- The exercise
Copy exactly, and only, the lines below from the first through the one containing "const yRange = [347.4, 1001.8];", both included; pictures are omitted.
"""
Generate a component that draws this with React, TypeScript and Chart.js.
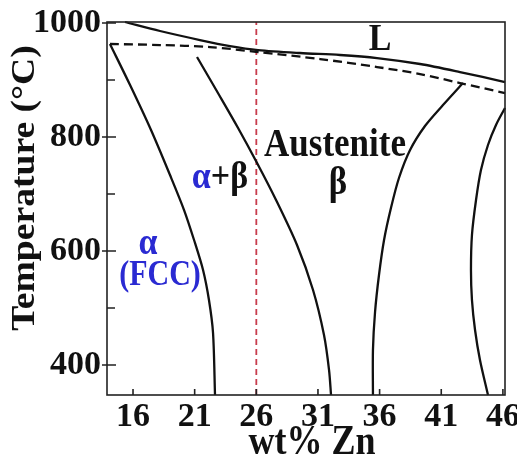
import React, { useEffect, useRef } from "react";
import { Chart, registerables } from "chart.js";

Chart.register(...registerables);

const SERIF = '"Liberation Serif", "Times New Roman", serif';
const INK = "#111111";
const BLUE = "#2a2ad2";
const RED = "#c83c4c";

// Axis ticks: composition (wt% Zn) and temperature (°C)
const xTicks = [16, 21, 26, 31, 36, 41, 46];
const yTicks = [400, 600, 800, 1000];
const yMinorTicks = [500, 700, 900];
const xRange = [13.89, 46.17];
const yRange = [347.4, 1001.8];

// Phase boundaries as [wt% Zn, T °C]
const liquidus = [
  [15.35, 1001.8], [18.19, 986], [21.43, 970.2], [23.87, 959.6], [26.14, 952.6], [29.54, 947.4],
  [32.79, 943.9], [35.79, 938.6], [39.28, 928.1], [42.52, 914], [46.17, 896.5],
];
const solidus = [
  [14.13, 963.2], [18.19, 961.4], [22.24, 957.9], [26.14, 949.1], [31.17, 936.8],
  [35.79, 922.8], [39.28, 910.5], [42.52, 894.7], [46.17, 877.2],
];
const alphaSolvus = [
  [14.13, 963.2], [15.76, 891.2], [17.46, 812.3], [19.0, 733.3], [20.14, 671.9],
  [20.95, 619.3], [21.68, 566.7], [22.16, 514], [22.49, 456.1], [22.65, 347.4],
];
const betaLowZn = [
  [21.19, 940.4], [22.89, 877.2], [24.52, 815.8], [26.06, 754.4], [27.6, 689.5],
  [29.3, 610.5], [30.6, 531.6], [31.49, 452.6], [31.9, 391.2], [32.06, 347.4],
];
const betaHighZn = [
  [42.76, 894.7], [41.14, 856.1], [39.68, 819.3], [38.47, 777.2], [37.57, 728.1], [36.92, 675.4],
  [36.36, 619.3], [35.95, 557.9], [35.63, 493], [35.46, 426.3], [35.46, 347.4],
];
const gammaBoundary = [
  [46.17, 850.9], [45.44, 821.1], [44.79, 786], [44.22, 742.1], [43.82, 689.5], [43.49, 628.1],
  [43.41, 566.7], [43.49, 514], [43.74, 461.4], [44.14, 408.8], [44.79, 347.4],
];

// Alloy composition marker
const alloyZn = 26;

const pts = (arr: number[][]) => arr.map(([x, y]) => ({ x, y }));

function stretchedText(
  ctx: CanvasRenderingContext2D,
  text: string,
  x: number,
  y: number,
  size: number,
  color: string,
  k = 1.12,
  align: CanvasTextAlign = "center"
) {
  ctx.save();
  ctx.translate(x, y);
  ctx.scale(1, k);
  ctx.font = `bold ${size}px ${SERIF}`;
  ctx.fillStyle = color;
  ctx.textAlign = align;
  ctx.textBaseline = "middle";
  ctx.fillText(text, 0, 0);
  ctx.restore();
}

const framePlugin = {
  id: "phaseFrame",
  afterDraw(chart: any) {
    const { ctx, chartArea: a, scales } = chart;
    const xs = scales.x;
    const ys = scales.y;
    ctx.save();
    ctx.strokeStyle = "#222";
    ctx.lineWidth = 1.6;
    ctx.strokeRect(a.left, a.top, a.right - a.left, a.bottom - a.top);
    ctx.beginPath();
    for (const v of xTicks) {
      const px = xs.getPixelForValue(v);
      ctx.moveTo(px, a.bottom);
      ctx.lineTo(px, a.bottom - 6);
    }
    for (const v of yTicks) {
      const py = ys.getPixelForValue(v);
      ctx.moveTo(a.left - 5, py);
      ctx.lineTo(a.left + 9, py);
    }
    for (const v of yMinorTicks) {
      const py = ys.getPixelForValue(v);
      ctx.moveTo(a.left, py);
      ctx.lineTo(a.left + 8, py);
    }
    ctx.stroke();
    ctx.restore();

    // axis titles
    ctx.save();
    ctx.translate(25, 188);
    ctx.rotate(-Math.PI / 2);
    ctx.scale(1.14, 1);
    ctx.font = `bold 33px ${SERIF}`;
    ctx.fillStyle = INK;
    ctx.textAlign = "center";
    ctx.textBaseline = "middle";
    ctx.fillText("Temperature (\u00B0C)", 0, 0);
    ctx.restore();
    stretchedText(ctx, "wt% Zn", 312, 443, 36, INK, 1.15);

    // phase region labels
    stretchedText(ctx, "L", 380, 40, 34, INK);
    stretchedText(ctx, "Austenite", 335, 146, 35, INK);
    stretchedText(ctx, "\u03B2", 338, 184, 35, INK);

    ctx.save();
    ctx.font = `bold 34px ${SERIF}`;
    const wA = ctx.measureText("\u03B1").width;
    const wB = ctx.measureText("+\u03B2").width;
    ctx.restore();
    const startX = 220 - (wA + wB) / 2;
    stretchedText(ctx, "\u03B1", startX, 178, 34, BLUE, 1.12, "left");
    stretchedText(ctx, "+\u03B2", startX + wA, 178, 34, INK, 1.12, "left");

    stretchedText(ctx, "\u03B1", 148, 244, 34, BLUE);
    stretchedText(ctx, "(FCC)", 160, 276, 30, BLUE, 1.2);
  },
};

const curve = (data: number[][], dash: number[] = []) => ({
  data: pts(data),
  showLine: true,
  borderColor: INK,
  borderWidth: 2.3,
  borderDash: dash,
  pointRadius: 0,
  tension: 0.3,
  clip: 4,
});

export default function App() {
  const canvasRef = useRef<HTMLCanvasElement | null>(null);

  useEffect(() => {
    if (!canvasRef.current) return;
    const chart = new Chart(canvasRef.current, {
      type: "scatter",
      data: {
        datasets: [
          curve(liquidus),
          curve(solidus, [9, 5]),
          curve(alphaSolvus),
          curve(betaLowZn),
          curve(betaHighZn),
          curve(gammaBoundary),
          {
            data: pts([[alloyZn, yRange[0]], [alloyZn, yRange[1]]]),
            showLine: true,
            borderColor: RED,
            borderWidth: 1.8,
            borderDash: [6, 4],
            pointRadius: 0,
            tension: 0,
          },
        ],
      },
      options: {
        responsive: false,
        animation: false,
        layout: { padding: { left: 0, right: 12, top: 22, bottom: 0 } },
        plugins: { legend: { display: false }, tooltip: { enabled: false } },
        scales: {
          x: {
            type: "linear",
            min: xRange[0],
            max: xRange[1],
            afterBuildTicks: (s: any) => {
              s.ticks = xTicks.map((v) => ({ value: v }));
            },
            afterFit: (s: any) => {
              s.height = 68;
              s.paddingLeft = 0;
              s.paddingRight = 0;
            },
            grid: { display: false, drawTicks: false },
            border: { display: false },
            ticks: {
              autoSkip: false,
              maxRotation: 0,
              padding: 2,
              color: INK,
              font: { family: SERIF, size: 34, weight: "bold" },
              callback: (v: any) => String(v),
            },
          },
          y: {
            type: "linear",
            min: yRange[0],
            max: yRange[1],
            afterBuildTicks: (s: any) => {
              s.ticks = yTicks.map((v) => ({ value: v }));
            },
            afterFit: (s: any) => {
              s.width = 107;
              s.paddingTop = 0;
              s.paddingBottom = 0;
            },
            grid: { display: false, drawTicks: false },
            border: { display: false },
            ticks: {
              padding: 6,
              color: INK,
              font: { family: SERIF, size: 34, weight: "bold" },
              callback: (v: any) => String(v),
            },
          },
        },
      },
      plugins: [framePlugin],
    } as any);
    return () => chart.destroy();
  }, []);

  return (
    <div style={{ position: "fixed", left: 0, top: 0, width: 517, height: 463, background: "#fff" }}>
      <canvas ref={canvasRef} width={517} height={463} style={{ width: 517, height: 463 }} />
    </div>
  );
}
"""
- Answer below
Generate a component that draws this with React, TypeScript and Chart.js.
import React, { useEffect, useRef } from "react";
import { Chart, registerables } from "chart.js";

Chart.register(...registerables);

const SERIF = '"Liberation Serif", "Times New Roman", serif';
const INK = "#111111";
const BLUE = "#2a2ad2";
const RED = "#c83c4c";

// Axis ticks: composition (wt% Zn) and temperature (°C)
const xTicks = [16, 21, 26, 31, 36, 41, 46];
const yTicks = [400, 600, 800, 1000];
const yMinorTicks = [500, 700, 900];
const xRange = [13.89, 46.17];
const yRange = [347.4, 1001.8];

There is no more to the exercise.